Edito a Bari il 7.11.2010

domenica 31 ottobre 2010

MISTER ONOFRIO FUSCO



Caro Maestro, un dolore grande mi ha pervaso alla notizia della tua tragica scomparsa. Dopo tanti anni, ricordo ancora nitidamente quello splendido mattino assolato dell’otto maggio del 1958, quando ho avuto la gioia di conoscerti. Mi ero presentato al vecchio Stadio della Vittoria per un provino e per te sono stato subito “pupetto”. E’ il nome che mi affibbiasti lì per lì, certamente per la mia giovanissima età. E’ il nome con cui mi hai chiamato per strada ancora qualche mese fa: non hai mai dimenticato nessuno dei tuoi ragazzi; non solo sei stato un maestro calcistico per tutti, ma per molti anche maestro di vita. Quanti giovani sono cresciuti con i tuoi paterni insegnamenti; i Catalano, i Frisini e Carrano e Taiano, Mele, Quadrello, Consiglio, Caprio, Nonnato e tantissimi ancora, della mia e di altre generazioni.
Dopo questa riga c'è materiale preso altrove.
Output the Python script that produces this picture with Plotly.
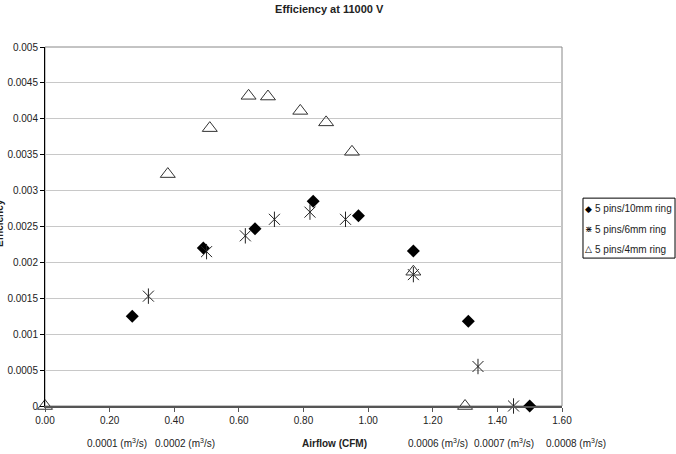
import plotly.graph_objects as go

# Data
x_10mm = [0.27, 0.49, 0.65, 0.83, 0.97, 1.14, 1.31, 1.50]
y_10mm = [0.00125, 0.00220, 0.00247, 0.00285, 0.00265, 0.00216, 0.00118, 0.0]

x_6mm = [0.32, 0.50, 0.62, 0.71, 0.82, 0.93, 1.14, 1.34, 1.45]
y_6mm = [0.00153, 0.00215, 0.00237, 0.00260, 0.00270, 0.00260, 0.00183, 0.00055, 0.0]

x_4mm = [0.00, 0.38, 0.51, 0.63, 0.69, 0.79, 0.87, 0.95, 1.14, 1.30]
y_4mm = [0.0, 0.00323, 0.00387, 0.00432, 0.00431, 0.00411, 0.00395, 0.00354, 0.00187, 0.0]

series_names = ["5 pins/10mm ring", "5 pins/6mm ring", "5 pins/4mm ring"]
legend_symbols = ["◆", "⋇", "△"]

m3s_labels = ["0.0001 (m<sup>3</sup>/s)", "0.0002 (m<sup>3</sup>/s)", "0.0006 (m<sup>3</sup>/s)",
              "0.0007 (m<sup>3</sup>/s)", "0.0008 (m<sup>3</sup>/s)"]
# label positions as fractions of the plot width
m3s_pos = [0.139, 0.271, 0.760, 0.888, 1.027]

x_ticks = [0, 0.2, 0.4, 0.6, 0.8, 1.0, 1.2, 1.4, 1.6]
y_ticks = [0, 0.0005, 0.001, 0.0015, 0.002, 0.0025, 0.003, 0.0035, 0.004, 0.0045, 0.005]

FONT = "Liberation Sans, Arial, sans-serif"

fig = go.Figure()
fig.add_trace(go.Scatter(
    x=x_10mm, y=y_10mm, mode="markers", name=series_names[0],
    marker=dict(symbol="diamond", size=10, color="black"), cliponaxis=False))
fig.add_trace(go.Scatter(
    x=x_6mm, y=y_6mm, mode="markers", name=series_names[1],
    marker=dict(symbol="x-thin-open", size=11, color="#222222", line=dict(width=1, color="#222222")),
    cliponaxis=False))
fig.add_trace(go.Scatter(
    x=x_6mm, y=y_6mm, mode="markers", name=series_names[1],
    marker=dict(symbol="line-ns-open", size=11, color="#222222", line=dict(width=1, color="#222222")),
    cliponaxis=False))
fig.add_trace(go.Scatter(
    x=x_4mm, y=y_4mm, mode="markers", name=series_names[2],
    marker=dict(symbol="triangle-up-open", size=13, color="#333333", line=dict(width=1, color="#333333")),
    cliponaxis=False))

annotations = [
    dict(x=p, y=0, xref="paper", yref="paper", yshift=-37, text=t, showarrow=False,
         font=dict(family=FONT, size=10, color="#222222"), xanchor="center", yanchor="middle")
    for p, t in zip(m3s_pos, m3s_labels)
]
annotations.append(dict(x=0.56, y=0, xref="paper", yref="paper", yshift=-37, text="<b>Airflow (CFM)</b>",
                        showarrow=False, font=dict(family=FONT, size=10, color="#222222"),
                        xanchor="center", yanchor="middle"))
annotations.append(dict(x=0, y=0.51, xref="paper", yref="paper", xshift=-45, text="<b>Efficiency</b>",
                        textangle=-90, showarrow=False, font=dict(family=FONT, size=10, color="#222222"),
                        xanchor="center", yanchor="middle"))

# manual legend (entries in a box to the right of the plot)
leg_y = [0.549, 0.493, 0.437]
for sym, name, yy in zip(legend_symbols, series_names, leg_y):
    annotations.append(dict(x=1.0406, y=yy, xref="paper", yref="paper", xshift=6, text=sym,
                            showarrow=False, xanchor="center", yanchor="middle",
                            font=dict(family="DejaVu Sans", size=9, color="black")))
    annotations.append(dict(x=1.0406, y=yy, xref="paper", yref="paper", xshift=10, text=name,
                            showarrow=False, xanchor="left", yanchor="middle",
                            font=dict(family=FONT, size=10, color="#222222")))

fig.update_layout(
    width=676, height=454,
    margin=dict(l=45, r=114, t=47, b=48, autoexpand=False),
    paper_bgcolor="white", plot_bgcolor="white",
    title=dict(text="<b>Efficiency at 11000 V</b>", x=0.487, xanchor="center", y=0.980, yanchor="middle",
               font=dict(family=FONT, size=11, color="#222222")),
    font=dict(family=FONT, size=10, color="#222222"),
    showlegend=False,
    annotations=annotations,
)
fig.update_xaxes(range=[0, 1.6], tickvals=x_ticks, ticktext=[f"{v:.2f}" for v in x_ticks],
                 showgrid=False, zeroline=False, showline=True, linecolor="#555555", linewidth=2,
                 ticks="outside", ticklen=4, tickcolor="#555555", mirror=False,
                 tickfont=dict(family=FONT, size=10, color="#222222"))
fig.update_yaxes(range=[0, 0.005], tickvals=y_ticks, ticktext=[f"{v:g}" for v in y_ticks],
                 showgrid=True, gridcolor="#c8c8c8", gridwidth=1, zeroline=False,
                 showline=True, linecolor="black", linewidth=1, ticks="outside", ticklen=4,
                 tickcolor="black", tickfont=dict(family=FONT, size=10, color="#222222"))
# plot-area border (top/right)
fig.add_shape(type="rect", xref="paper", yref="paper", x0=0, y0=0, x1=1, y1=1,
              line=dict(color="#888888", width=1), layer="below")
# legend box
fig.add_shape(type="rect", xref="paper", yref="paper", x0=1.0406, y0=0.412, x1=1.2186, y1=0.579,
              line=dict(color="black", width=1), fillcolor="rgba(0,0,0,0)")

fig.write_html("out.html")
Mai avresti immaginato che la tua vita avrebbe avuto fine proprio per mano di quei ragazzi che tu tanto hai amato. Perdonali; perché sicuramente non ti hanno avuto loro maestro! Sfortuna per loro, fortuna per te: ora alleni allievi migliori nei divini prati. Arrivederci, mister Onofrio Fusco, uno dei tanti tuoi figli ti saluta con amore. Sempre tuo, vitopetino “pupetto”.